Supplied material:
---

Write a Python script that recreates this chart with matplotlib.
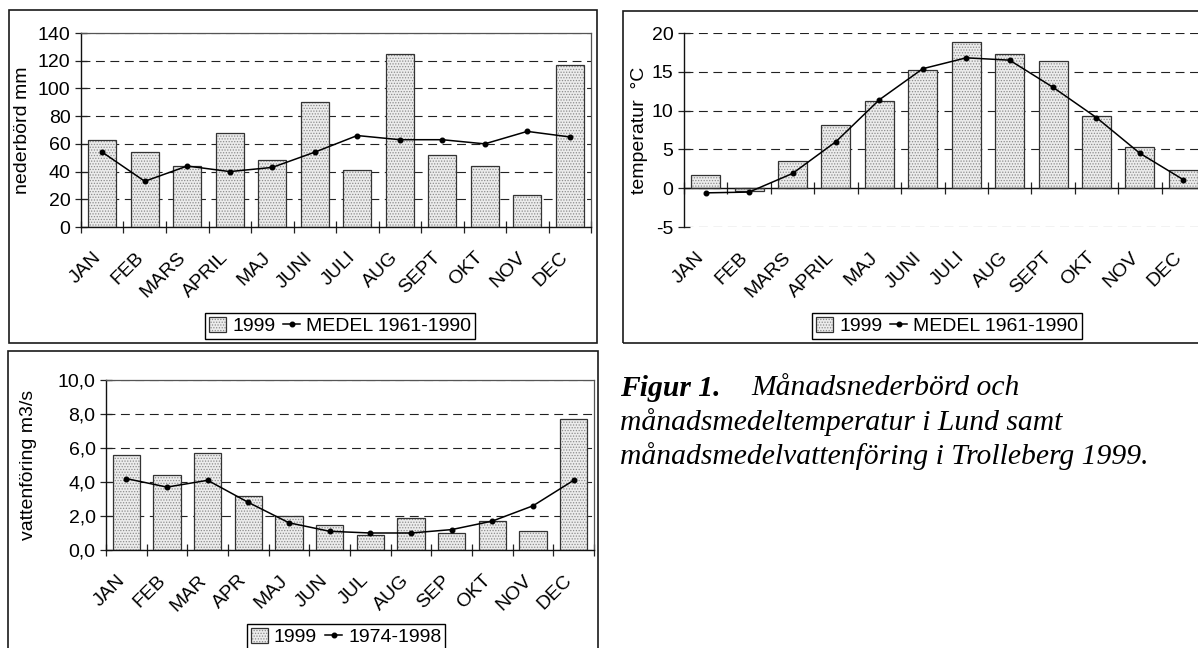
import numpy as np
import matplotlib
matplotlib.use('Agg')
import matplotlib.pyplot as plt
from matplotlib.patches import Rectangle
from matplotlib.transforms import ScaledTranslation

plt.rcParams['font.family'] = ['Liberation Sans', 'DejaVu Sans']
plt.rcParams['hatch.color'] = '#8c8c8c'
plt.rcParams['hatch.linewidth'] = 0.6

# data
months_long = ['JAN', 'FEB', 'MARS', 'APRIL', 'MAJ', 'JUNI', 'JULI', 'AUG', 'SEPT', 'OKT', 'NOV', 'DEC']
months_short = ['JAN', 'FEB', 'MAR', 'APR', 'MAJ', 'JUN', 'JUL', 'AUG', 'SEP', 'OKT', 'NOV', 'DEC']

nederbord_1999 = [63, 54, 44, 68, 48, 90, 41, 125, 52, 44, 23, 117]
nederbord_medel = [54, 33, 44, 40, 43, 54, 66, 63, 63, 60, 69, 65]

temp_1999 = [1.7, -0.4, 3.5, 8.2, 11.2, 15.2, 18.9, 17.3, 16.4, 9.3, 5.3, 2.3]
temp_medel = [-0.6, -0.5, 1.9, 6.0, 11.4, 15.4, 16.8, 16.5, 13.0, 9.1, 4.5, 1.1]

flode_1999 = [5.6, 4.4, 5.7, 3.2, 2.0, 1.5, 0.9, 1.9, 1.0, 1.7, 1.1, 7.7]
flode_medel = [4.2, 3.7, 4.1, 2.8, 1.6, 1.1, 1.0, 1.0, 1.2, 1.7, 2.6, 4.1]

W, H = 1198, 648
FS = 14
fig = plt.figure(figsize=(W / 100, H / 100), dpi=100)


def px(x0, y0, x1, y1):
    # pixel box (top-left origin) -> figure fraction rect
    return [x0 / W, 1 - y1 / H, (x1 - x0) / W, (y1 - y0) / H]


def panel_box(x0, y0, x1, y1):
    r = Rectangle((x0 / W, 1 - y1 / H), (x1 - x0) / W, (y1 - y0) / H,
                  transform=fig.transFigure, fill=False, edgecolor='#1a1a1a', lw=1.2)
    fig.add_artist(r)


def draw(ax, cats, v_bar, v_line, ymin, ymax, step, ylabel, lab_x, fmt, zero_axis=False):
    n = len(cats)
    x = np.arange(n)
    ax.set_axisbelow(True)
    fill = ax.bar(x, v_bar, width=0.667, color='#ececec', hatch='......', linewidth=0, zorder=2)
    edge = ax.bar(x, v_bar, width=0.667, fill=False, edgecolor='#333333', linewidth=0.9, zorder=3)
    ln, = ax.plot(x, v_line, color='black', lw=1.1, marker='o', ms=3.3, zorder=4)

    ax.set_xlim(-0.5, n - 0.5)
    ax.set_ylim(ymin, ymax)
    ticks = np.arange(ymin, ymax + step / 2, step)
    ax.set_yticks(ticks)
    ax.set_yticklabels([fmt(t) for t in ticks])
    ax.grid(axis='y', color='#222222', lw=0.8, linestyle=(0, (8, 5)))

    ax.set_xticks(np.arange(-0.5, n, 1))
    ax.set_xticklabels([])
    ax.tick_params(axis='x', direction='inout', length=8, width=0.9, color='#222222')
    ax.tick_params(axis='y', direction='inout', length=9, width=0.9, color='#222222',
                   labelsize=FS, pad=3)

    for s in ['left', 'bottom']:
        ax.spines[s].set_color('#111111')
        ax.spines[s].set_linewidth(1.0)
    if zero_axis:
        ax.spines['bottom'].set_position(('data', 0))
        ax.spines['top'].set_visible(False)
        ax.spines['right'].set_visible(False)
    else:
        for s in ['top', 'right']:
            ax.spines[s].set_color('#555555')
            ax.spines[s].set_linewidth(0.9)

    # category labels sit at the bottom edge of the plot area
    off = ScaledTranslation(-3 / 72, -20 / 72, fig.dpi_scale_trans)
    for i, c in enumerate(cats):
        ax.text(i, 0, c, transform=ax.get_xaxis_transform() + off, rotation=45,
                rotation_mode='anchor', ha='right', va='center', fontsize=FS)

    ax.set_ylabel(ylabel, fontsize=FS)
    ax.yaxis.set_label_coords(lab_x, 0.5)
    return fill, edge, ln


def legend(fill, edge, ln, labels, cx, cy):
    leg = fig.legend(handles=[(fill[0], edge[0]), ln], labels=labels, loc='center',
                     bbox_to_anchor=(cx / W, 1 - cy / H), ncol=2, frameon=True, fancybox=False,
                     edgecolor='black', framealpha=1, borderpad=0.2, handlelength=0.9,
                     handleheight=0.8, handletextpad=0.3, columnspacing=0.4, fontsize=FS,
                     borderaxespad=0)
    leg.get_frame().set_linewidth(1.0)


def fmt_int(v):
    return '%d' % v


def fmt_comma(v):
    return ('%.1f' % v).replace('.', ',')


# panel 1: precipitation
panel_box(9, 10, 597, 343)
ax1 = fig.add_axes(px(81, 33, 591, 227))
f1, e1, l1 = draw(ax1, months_long, nederbord_1999, nederbord_medel, 0, 140, 20,
                  'nederbörd mm', -0.098, fmt_int)
legend(f1, e1, l1, ['1999', 'MEDEL 1961-1990'], 340, 326)

# panel 2: temperature
panel_box(623, 11, 1215, 343)
ax2 = fig.add_axes(px(684, 33, 1205, 227))
f2, e2, l2 = draw(ax2, months_long, temp_1999, temp_medel, -5, 20, 5,
                  'temperatur  °C', -0.069, fmt_int, zero_axis=True)
legend(f2, e2, l2, ['1999', 'MEDEL 1961-1990'], 947, 326)

# panel 3: discharge
panel_box(8, 351, 598, 660)
ax3 = fig.add_axes(px(106, 380, 594, 550))
f3, e3, l3 = draw(ax3, months_short, flode_1999, flode_medel, 0, 10, 2,
                  'vattenföring m3/s', -0.141, fmt_comma)
legend(f3, e3, l3, ['1999', '1974-1998'], 346, 637)

# caption
serif = ['Liberation Serif', 'DejaVu Serif']
CS = 21.3
fig.text(620 / W, 1 - 388 / H, 'Figur 1.', family=serif, fontsize=CS, fontweight='bold',
         fontstyle='italic', va='center')
fig.text(751 / W, 1 - 388 / H, 'Månadsnederbörd och', family=serif, fontsize=CS,
         fontstyle='italic', va='center')
fig.text(620 / W, 1 - 422 / H, 'månadsmedeltemperatur i Lund samt', family=serif, fontsize=CS,
         fontstyle='italic', va='center')
fig.text(620 / W, 1 - 456 / H, 'månadsmedelvattenföring i Trolleberg 1999.', family=serif,
         fontsize=CS, fontstyle='italic', va='center')

fig.savefig('out.png', dpi=100)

---

Request: Make an exact copy of the listing above. Do not include the pictures.

Complete answer:
Write a Python script that recreates this chart with matplotlib.
import numpy as np
import matplotlib
matplotlib.use('Agg')
import matplotlib.pyplot as plt
from matplotlib.patches import Rectangle
from matplotlib.transforms import ScaledTranslation

plt.rcParams['font.family'] = ['Liberation Sans', 'DejaVu Sans']
plt.rcParams['hatch.color'] = '#8c8c8c'
plt.rcParams['hatch.linewidth'] = 0.6

# data
months_long = ['JAN', 'FEB', 'MARS', 'APRIL', 'MAJ', 'JUNI', 'JULI', 'AUG', 'SEPT', 'OKT', 'NOV', 'DEC']
months_short = ['JAN', 'FEB', 'MAR', 'APR', 'MAJ', 'JUN', 'JUL', 'AUG', 'SEP', 'OKT', 'NOV', 'DEC']

nederbord_1999 = [63, 54, 44, 68, 48, 90, 41, 125, 52, 44, 23, 117]
nederbord_medel = [54, 33, 44, 40, 43, 54, 66, 63, 63, 60, 69, 65]

temp_1999 = [1.7, -0.4, 3.5, 8.2, 11.2, 15.2, 18.9, 17.3, 16.4, 9.3, 5.3, 2.3]
temp_medel = [-0.6, -0.5, 1.9, 6.0, 11.4, 15.4, 16.8, 16.5, 13.0, 9.1, 4.5, 1.1]

flode_1999 = [5.6, 4.4, 5.7, 3.2, 2.0, 1.5, 0.9, 1.9, 1.0, 1.7, 1.1, 7.7]
flode_medel = [4.2, 3.7, 4.1, 2.8, 1.6, 1.1, 1.0, 1.0, 1.2, 1.7, 2.6, 4.1]

W, H = 1198, 648
FS = 14
fig = plt.figure(figsize=(W / 100, H / 100), dpi=100)


def px(x0, y0, x1, y1):
    # pixel box (top-left origin) -> figure fraction rect
    return [x0 / W, 1 - y1 / H, (x1 - x0) / W, (y1 - y0) / H]


def panel_box(x0, y0, x1, y1):
    r = Rectangle((x0 / W, 1 - y1 / H), (x1 - x0) / W, (y1 - y0) / H,
                  transform=fig.transFigure, fill=False, edgecolor='#1a1a1a', lw=1.2)
    fig.add_artist(r)


def draw(ax, cats, v_bar, v_line, ymin, ymax, step, ylabel, lab_x, fmt, zero_axis=False):
    n = len(cats)
    x = np.arange(n)
    ax.set_axisbelow(True)
    fill = ax.bar(x, v_bar, width=0.667, color='#ececec', hatch='......', linewidth=0, zorder=2)
    edge = ax.bar(x, v_bar, width=0.667, fill=False, edgecolor='#333333', linewidth=0.9, zorder=3)
    ln, = ax.plot(x, v_line, color='black', lw=1.1, marker='o', ms=3.3, zorder=4)

    ax.set_xlim(-0.5, n - 0.5)
    ax.set_ylim(ymin, ymax)
    ticks = np.arange(ymin, ymax + step / 2, step)
    ax.set_yticks(ticks)
    ax.set_yticklabels([fmt(t) for t in ticks])
    ax.grid(axis='y', color='#222222', lw=0.8, linestyle=(0, (8, 5)))

    ax.set_xticks(np.arange(-0.5, n, 1))
    ax.set_xticklabels([])
    ax.tick_params(axis='x', direction='inout', length=8, width=0.9, color='#222222')
    ax.tick_params(axis='y', direction='inout', length=9, width=0.9, color='#222222',
                   labelsize=FS, pad=3)

    for s in ['left', 'bottom']:
        ax.spines[s].set_color('#111111')
        ax.spines[s].set_linewidth(1.0)
    if zero_axis:
        ax.spines['bottom'].set_position(('data', 0))
        ax.spines['top'].set_visible(False)
        ax.spines['right'].set_visible(False)
    else:
        for s in ['top', 'right']:
            ax.spines[s].set_color('#555555')
            ax.spines[s].set_linewidth(0.9)

    # category labels sit at the bottom edge of the plot area
    off = ScaledTranslation(-3 / 72, -20 / 72, fig.dpi_scale_trans)
    for i, c in enumerate(cats):
        ax.text(i, 0, c, transform=ax.get_xaxis_transform() + off, rotation=45,
                rotation_mode='anchor', ha='right', va='center', fontsize=FS)

    ax.set_ylabel(ylabel, fontsize=FS)
    ax.yaxis.set_label_coords(lab_x, 0.5)
    return fill, edge, ln


def legend(fill, edge, ln, labels, cx, cy):
    leg = fig.legend(handles=[(fill[0], edge[0]), ln], labels=labels, loc='center',
                     bbox_to_anchor=(cx / W, 1 - cy / H), ncol=2, frameon=True, fancybox=False,
                     edgecolor='black', framealpha=1, borderpad=0.2, handlelength=0.9,
                     handleheight=0.8, handletextpad=0.3, columnspacing=0.4, fontsize=FS,
                     borderaxespad=0)
    leg.get_frame().set_linewidth(1.0)


def fmt_int(v):
    return '%d' % v


def fmt_comma(v):
    return ('%.1f' % v).replace('.', ',')


# panel 1: precipitation
panel_box(9, 10, 597, 343)
ax1 = fig.add_axes(px(81, 33, 591, 227))
f1, e1, l1 = draw(ax1, months_long, nederbord_1999, nederbord_medel, 0, 140, 20,
                  'nederbörd mm', -0.098, fmt_int)
legend(f1, e1, l1, ['1999', 'MEDEL 1961-1990'], 340, 326)

# panel 2: temperature
panel_box(623, 11, 1215, 343)
ax2 = fig.add_axes(px(684, 33, 1205, 227))
f2, e2, l2 = draw(ax2, months_long, temp_1999, temp_medel, -5, 20, 5,
                  'temperatur  °C', -0.069, fmt_int, zero_axis=True)
legend(f2, e2, l2, ['1999', 'MEDEL 1961-1990'], 947, 326)

# panel 3: discharge
panel_box(8, 351, 598, 660)
ax3 = fig.add_axes(px(106, 380, 594, 550))
f3, e3, l3 = draw(ax3, months_short, flode_1999, flode_medel, 0, 10, 2,
                  'vattenföring m3/s', -0.141, fmt_comma)
legend(f3, e3, l3, ['1999', '1974-1998'], 346, 637)

# caption
serif = ['Liberation Serif', 'DejaVu Serif']
CS = 21.3
fig.text(620 / W, 1 - 388 / H, 'Figur 1.', family=serif, fontsize=CS, fontweight='bold',
         fontstyle='italic', va='center')
fig.text(751 / W, 1 - 388 / H, 'Månadsnederbörd och', family=serif, fontsize=CS,
         fontstyle='italic', va='center')
fig.text(620 / W, 1 - 422 / H, 'månadsmedeltemperatur i Lund samt', family=serif, fontsize=CS,
         fontstyle='italic', va='center')
fig.text(620 / W, 1 - 456 / H, 'månadsmedelvattenföring i Trolleberg 1999.', family=serif,
         fontsize=CS, fontstyle='italic', va='center')

fig.savefig('out.png', dpi=100)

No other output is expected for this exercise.